- Data section
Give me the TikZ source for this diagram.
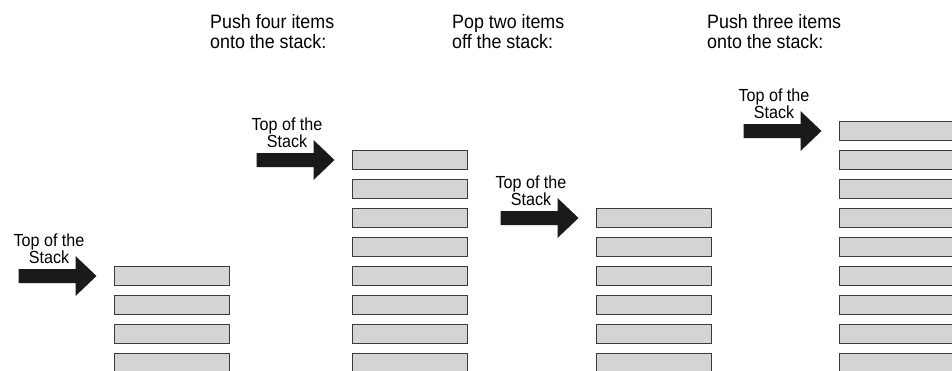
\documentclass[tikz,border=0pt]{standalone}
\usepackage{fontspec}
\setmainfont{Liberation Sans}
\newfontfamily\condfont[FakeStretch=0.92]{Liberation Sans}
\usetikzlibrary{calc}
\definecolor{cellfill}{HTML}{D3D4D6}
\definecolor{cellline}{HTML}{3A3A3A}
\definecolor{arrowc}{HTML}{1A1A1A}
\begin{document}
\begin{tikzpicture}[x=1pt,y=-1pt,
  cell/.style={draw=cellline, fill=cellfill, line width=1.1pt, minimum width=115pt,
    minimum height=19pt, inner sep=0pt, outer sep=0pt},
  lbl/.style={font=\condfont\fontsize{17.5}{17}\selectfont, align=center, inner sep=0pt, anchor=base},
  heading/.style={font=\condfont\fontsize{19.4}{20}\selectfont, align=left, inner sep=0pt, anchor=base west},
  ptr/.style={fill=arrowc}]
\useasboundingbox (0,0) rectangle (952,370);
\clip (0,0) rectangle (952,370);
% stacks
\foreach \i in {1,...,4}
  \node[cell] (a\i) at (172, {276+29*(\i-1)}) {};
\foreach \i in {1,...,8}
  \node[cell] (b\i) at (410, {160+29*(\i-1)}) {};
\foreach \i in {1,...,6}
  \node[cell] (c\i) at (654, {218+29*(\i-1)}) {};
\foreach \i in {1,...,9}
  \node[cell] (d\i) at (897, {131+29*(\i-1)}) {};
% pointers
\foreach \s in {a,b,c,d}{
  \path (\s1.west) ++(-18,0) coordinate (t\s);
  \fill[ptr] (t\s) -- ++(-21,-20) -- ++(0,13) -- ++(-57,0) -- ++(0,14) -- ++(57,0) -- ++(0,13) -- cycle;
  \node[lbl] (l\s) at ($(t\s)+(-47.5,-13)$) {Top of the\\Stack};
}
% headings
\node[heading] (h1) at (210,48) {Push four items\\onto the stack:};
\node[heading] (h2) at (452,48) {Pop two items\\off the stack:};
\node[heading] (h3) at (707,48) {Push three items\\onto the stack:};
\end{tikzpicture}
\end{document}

- The request
Omit every picture while copying the listing above exactly.

- Answer to the task
Give me the TikZ source for this diagram.
\documentclass[tikz,border=0pt]{standalone}
\usepackage{fontspec}
\setmainfont{Liberation Sans}
\newfontfamily\condfont[FakeStretch=0.92]{Liberation Sans}
\usetikzlibrary{calc}
\definecolor{cellfill}{HTML}{D3D4D6}
\definecolor{cellline}{HTML}{3A3A3A}
\definecolor{arrowc}{HTML}{1A1A1A}
\begin{document}
\begin{tikzpicture}[x=1pt,y=-1pt,
  cell/.style={draw=cellline, fill=cellfill, line width=1.1pt, minimum width=115pt,
    minimum height=19pt, inner sep=0pt, outer sep=0pt},
  lbl/.style={font=\condfont\fontsize{17.5}{17}\selectfont, align=center, inner sep=0pt, anchor=base},
  heading/.style={font=\condfont\fontsize{19.4}{20}\selectfont, align=left, inner sep=0pt, anchor=base west},
  ptr/.style={fill=arrowc}]
\useasboundingbox (0,0) rectangle (952,370);
\clip (0,0) rectangle (952,370);
% stacks
\foreach \i in {1,...,4}
  \node[cell] (a\i) at (172, {276+29*(\i-1)}) {};
\foreach \i in {1,...,8}
  \node[cell] (b\i) at (410, {160+29*(\i-1)}) {};
\foreach \i in {1,...,6}
  \node[cell] (c\i) at (654, {218+29*(\i-1)}) {};
\foreach \i in {1,...,9}
  \node[cell] (d\i) at (897, {131+29*(\i-1)}) {};
% pointers
\foreach \s in {a,b,c,d}{
  \path (\s1.west) ++(-18,0) coordinate (t\s);
  \fill[ptr] (t\s) -- ++(-21,-20) -- ++(0,13) -- ++(-57,0) -- ++(0,14) -- ++(57,0) -- ++(0,13) -- cycle;
  \node[lbl] (l\s) at ($(t\s)+(-47.5,-13)$) {Top of the\\Stack};
}
% headings
\node[heading] (h1) at (210,48) {Push four items\\onto the stack:};
\node[heading] (h2) at (452,48) {Pop two items\\off the stack:};
\node[heading] (h3) at (707,48) {Push three items\\onto the stack:};
\end{tikzpicture}
\end{document}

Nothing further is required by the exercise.